Furthermore, since the gorilla families are habituated, once the group has been located by your guides you can settle down for an hour to observe the gorillas as they feed, groom and their babies tumble about the undergrowth - all under the watchful gaze of the great silverback male. Sitting only a few metres from a gorilla and looking into its soft brown eyes is a spine tingling experience not easily forgotten.
Gorilla trekking is a tightly regulated activity and we strongly recommend using the experience and planning expertise of one of our Africa Safari Experts to organise your East Africa adventure. Permits are not only expensive but extremely limited and difficult to secure, and immediate payment is necessary as permits are not provisionally held.
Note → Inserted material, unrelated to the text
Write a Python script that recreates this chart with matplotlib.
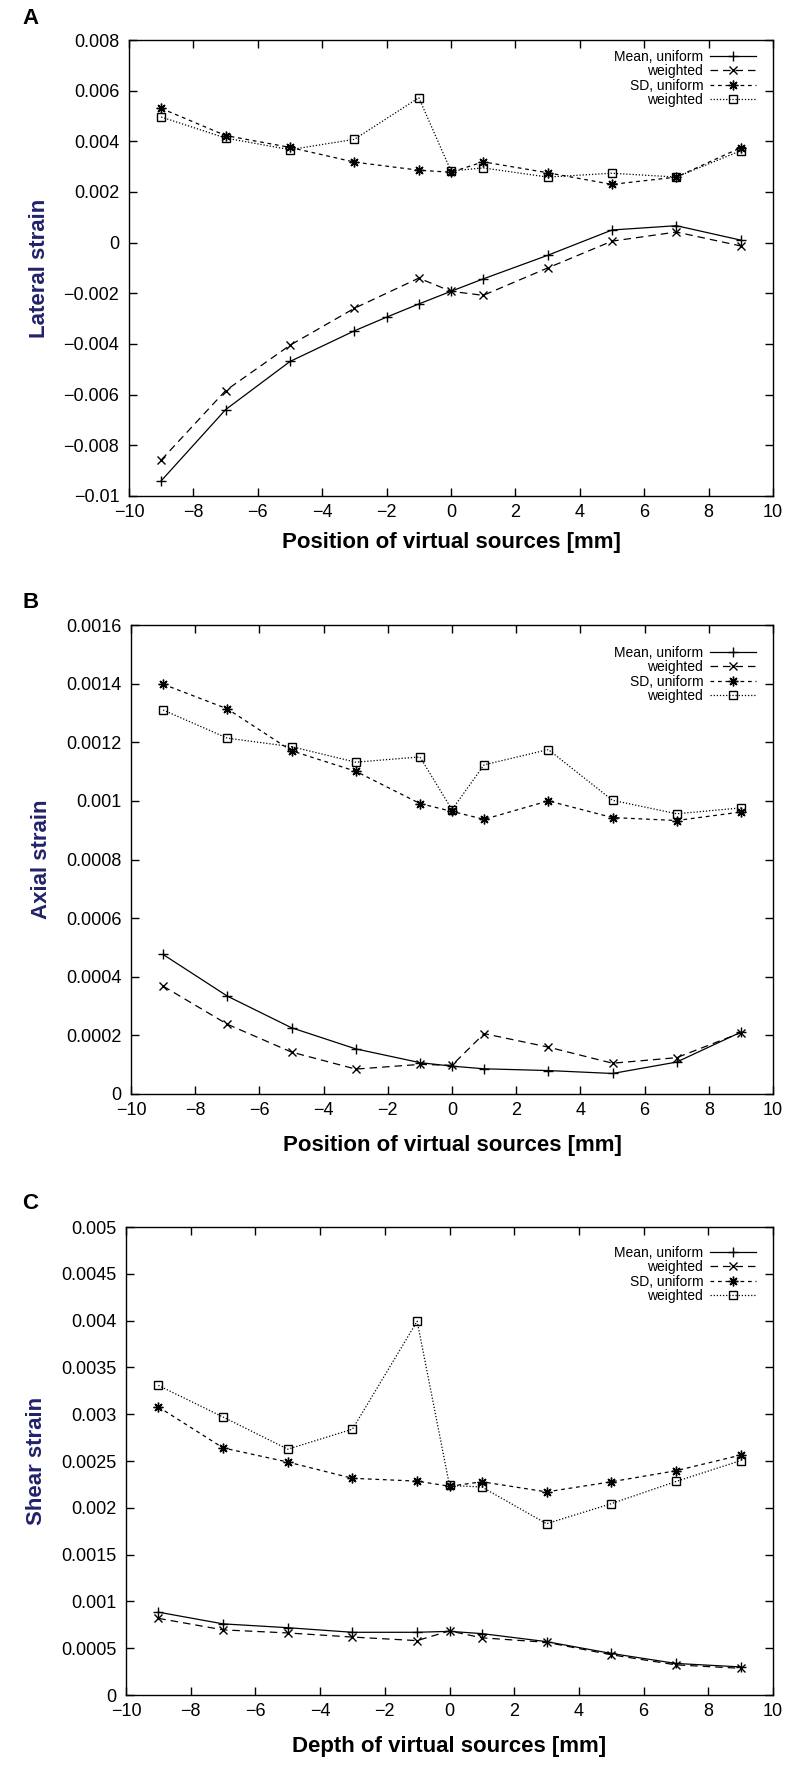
import matplotlib
matplotlib.use("Agg")
import matplotlib.pyplot as plt

plt.rcParams['font.family'] = ['Liberation Sans', 'DejaVu Sans']

# positions of the virtual sources [mm]
x = [-9, -7, -5, -3, -1, 0, 1, 3, 5, 7, 9]
x_a_mean_uni = [-9, -7, -5, -3, -2, -1, 0, 1, 3, 5, 7, 9]

# A: lateral strain
a_mean_uni = [-0.0094, -0.00659, -0.00469, -0.00348, -0.00294, -0.00242,
              -0.00192, -0.00143, -0.0005, 0.0005, 0.00067, 0.0001]
a_mean_wt = [-0.00858, -0.00584, -0.00405, -0.00259, -0.0014, -0.00192,
             -0.00208, -0.001, 0.00006, 0.00042, -0.00013]
a_sd_uni = [0.0053, 0.00423, 0.00376, 0.00318, 0.00286, 0.00278,
            0.00319, 0.00276, 0.0023, 0.00259, 0.00375]
a_sd_wt = [0.00496, 0.00413, 0.00367, 0.00408, 0.00572, 0.00283,
           0.00295, 0.00259, 0.00274, 0.00259, 0.00363]

# B: axial strain
b_mean_uni = [0.000476, 0.000334, 0.000226, 0.000154, 0.000107, 0.000095,
              0.000086, 0.00008, 0.00007, 0.000109, 0.000211]
b_mean_wt = [0.000368, 0.000238, 0.000143, 0.000085, 0.000101, 0.000098,
             0.000206, 0.00016, 0.000105, 0.000124, 0.000209]
b_sd_uni = [0.001398, 0.001314, 0.001171, 0.001101, 0.000991, 0.000964,
            0.000937, 0.001, 0.000943, 0.000933, 0.000962]
b_sd_wt = [0.00131, 0.001214, 0.001185, 0.001132, 0.00115, 0.00097,
           0.001123, 0.001175, 0.001002, 0.000956, 0.000976]

# C: shear strain
c_mean_uni = [0.000885, 0.00076, 0.000719, 0.00067, 0.00067, 0.00068,
              0.000656, 0.00057, 0.000444, 0.000337, 0.0003]
c_mean_wt = [0.000819, 0.000696, 0.000663, 0.000619, 0.000581, 0.000685,
             0.000611, 0.000563, 0.00043, 0.000322, 0.000285]
c_sd_uni = [0.003078, 0.00264, 0.002489, 0.002315, 0.002285, 0.00223,
            0.002278, 0.00217, 0.002278, 0.002396, 0.002563]
c_sd_wt = [0.003307, 0.00297, 0.002626, 0.00284, 0.003993, 0.00224,
           0.002222, 0.00183, 0.002044, 0.002281, 0.002504]

a_yticks = [-0.01, -0.008, -0.006, -0.004, -0.002, 0, 0.002, 0.004, 0.006, 0.008]
a_ylabels = ["\u22120.01", "\u22120.008", "\u22120.006", "\u22120.004", "\u22120.002",
             "0", "0.002", "0.004", "0.006", "0.008"]
b_yticks = [0, 0.0002, 0.0004, 0.0006, 0.0008, 0.001, 0.0012, 0.0014, 0.0016]
b_ylabels = ["0", "0.0002", "0.0004", "0.0006", "0.0008", "0.001", "0.0012", "0.0014", "0.0016"]
c_yticks = [0, 0.0005, 0.001, 0.0015, 0.002, 0.0025, 0.003, 0.0035, 0.004, 0.0045, 0.005]
c_ylabels = ["0", "0.0005", "0.001", "0.0015", "0.002", "0.0025", "0.003",
             "0.0035", "0.004", "0.0045", "0.005"]
xticks = [-10, -8, -6, -4, -2, 0, 2, 4, 6, 8, 10]
xlabels = ["\u221210", "\u22128", "\u22126", "\u22124", "\u22122", "0", "2", "4", "6", "8", "10"]

ylab_color = "#22226a"
asterisk = (8, 2, 0)

W, H = 785, 1769
fig = plt.figure(figsize=(W / 100, H / 100), dpi=100)


def add_axes(left, top, right, bottom):
    return fig.add_axes([left / W, 1 - bottom / H, (right - left) / W, (bottom - top) / H])


def panel(ax, mx, mean_uni, mean_wt, sd_uni, sd_wt, ylim, yticks, ylabels, ylabel, xlabel,
          leg_top, xpad):
    lw = 0.9
    ax.plot(mx, mean_uni, color="black", lw=lw, ls="-", marker="+", ms=7, mew=1,
            label="Mean, uniform")
    ax.plot(x, mean_wt, color="black", lw=lw, ls=(0, (6, 4)), marker="x", ms=6, mew=1,
            label="weighted")
    ax.plot(x, sd_uni, color="black", lw=lw, ls=(0, (3, 3)), marker=asterisk, ms=7, mew=1,
            label="SD, uniform")
    ax.plot(x, sd_wt, color="black", lw=lw, ls=(0, (1, 1.5)), marker="s", ms=6, mew=1,
            mfc="none", label="weighted")
    ax.set_xlim(-10, 10)
    ax.set_ylim(*ylim)
    ax.set_xticks(xticks)
    ax.set_xticklabels(xlabels)
    ax.set_yticks(yticks)
    ax.set_yticklabels(ylabels)
    ax.tick_params(direction="in", length=6, width=1, top=True, right=True, labelsize=13)
    ax.tick_params(axis="y", pad=7)
    ax.tick_params(axis="x", pad=6)
    for s in ax.spines.values():
        s.set_linewidth(1)
    ax.set_ylabel(ylabel, fontsize=16, fontweight="bold", color=ylab_color, labelpad=10)
    ax.set_xlabel(xlabel, fontsize=16, fontweight="bold", labelpad=xpad)
    h = ax.get_window_extent().height
    w = ax.get_window_extent().width
    ax.legend(loc="upper right", frameon=False, markerfirst=False, fontsize=10,
              handlelength=3.3, labelspacing=0.02, borderaxespad=0, borderpad=0,
              handletextpad=0.5,
              bbox_to_anchor=(1 - 17 / w, 1 - leg_top / h))


ax1 = add_axes(129, 40, 773, 496)
panel(ax1, x_a_mean_uni, a_mean_uni, a_mean_wt, a_sd_uni, a_sd_wt, (-0.01, 0.008),
      a_yticks, a_ylabels, "Lateral strain", "Position of virtual sources [mm]", 10, 8)

ax2 = add_axes(131, 625, 773, 1094)
panel(ax2, x, b_mean_uni, b_mean_wt, b_sd_uni, b_sd_wt, (0, 0.0016),
      b_yticks, b_ylabels, "Axial strain", "Position of virtual sources [mm]", 21, 11)

ax3 = add_axes(126, 1227, 773, 1695)
panel(ax3, x, c_mean_uni, c_mean_wt, c_sd_uni, c_sd_wt, (0, 0.005),
      c_yticks, c_ylabels, "Shear strain", "Depth of virtual sources [mm]", 19, 11)

for letter, ypix in [("A", 18), ("B", 603), ("C", 1203)]:
    fig.text(22 / W, 1 - ypix / H, letter, fontsize=16, fontweight="bold", va="center")

fig.savefig("out.png", dpi=100, facecolor="white")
Browse our range of gorilla trekking safaris and accommodation in Uganda and Rwanda or contact us for advice and tailor-made itineraries.
Also bear in mind that Africa's great ape encounters don't end with mountain gorillas: chimpanzee tracking is rapidly becoming the continent's newest wildlife experience, and you have the choice of several destinations. The Mahale Mountains and Gombe Stream National Parks in Tanzania are both set on the forested shores of Lake Tanganyika and offer great chimp treks. Corners of lowland forest in Uganda's Queen Elizabeth National Park and Murchison Falls National Park are home to troops of wild chimps but many people rank Kibale Forest, conveniently set near Queen Elizabeth National Park, as the best place in Uganda for chimp trekking and sightings of other primates.